There are numerous walks and hikes through the trees - a really spectacular opportunity to get up close and personal with these giant treasures. In addition to the Sequoias, there are Ponderosa pine, sugar pine, red fir and foxtail pine, all growing to greater than normal size because of the area's climate. If you like the Great Outdoors, there is no better place to marvel at Nature's beauty.

There are also numerous places to stop and enjoy the views from the park. The roads through Sequoia take you high into the Sierra Nevada range and, on a clear day, the views of nearby mountains, or even down into the San Joaquin Valley, are spectacular.

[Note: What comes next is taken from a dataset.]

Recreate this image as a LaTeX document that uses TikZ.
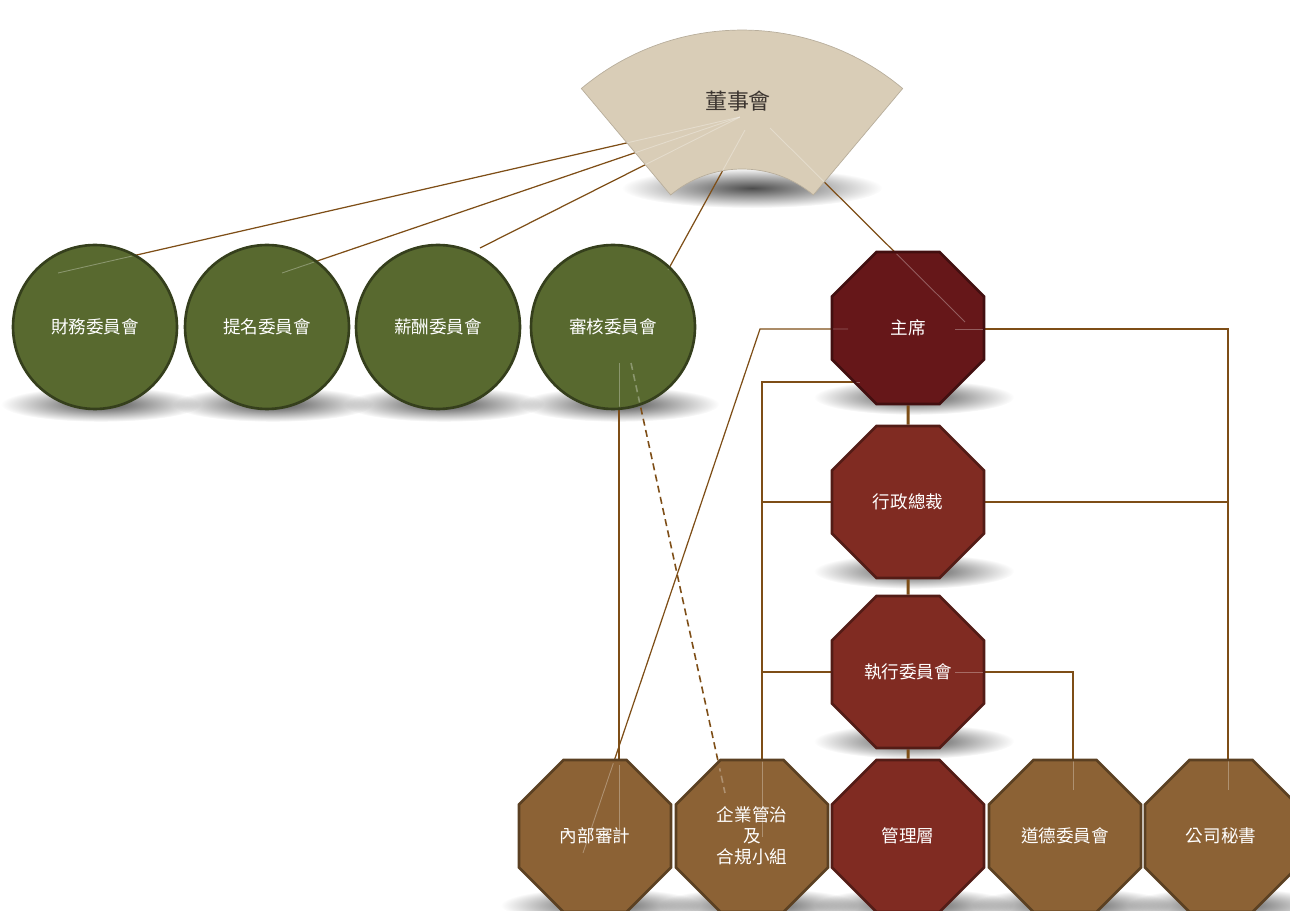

The view from Moro Rock is said to be one of the best.

If you want to make a weekend of it, there are several places in the park, and at the edge of the park where you can spend the evening. There are eight lodging facilities in Sequoia and Kings Canyon parks, as well as several more in the nearby areas of Three Rivers and Lemon Cove.

Several campgrounds in the park offer spaces for RV camping, although some are more primitive and allow only tents. If you're bringing an RV, travel on the park roadways can be a little harrowing at times because roads are steep and narrow in some spots.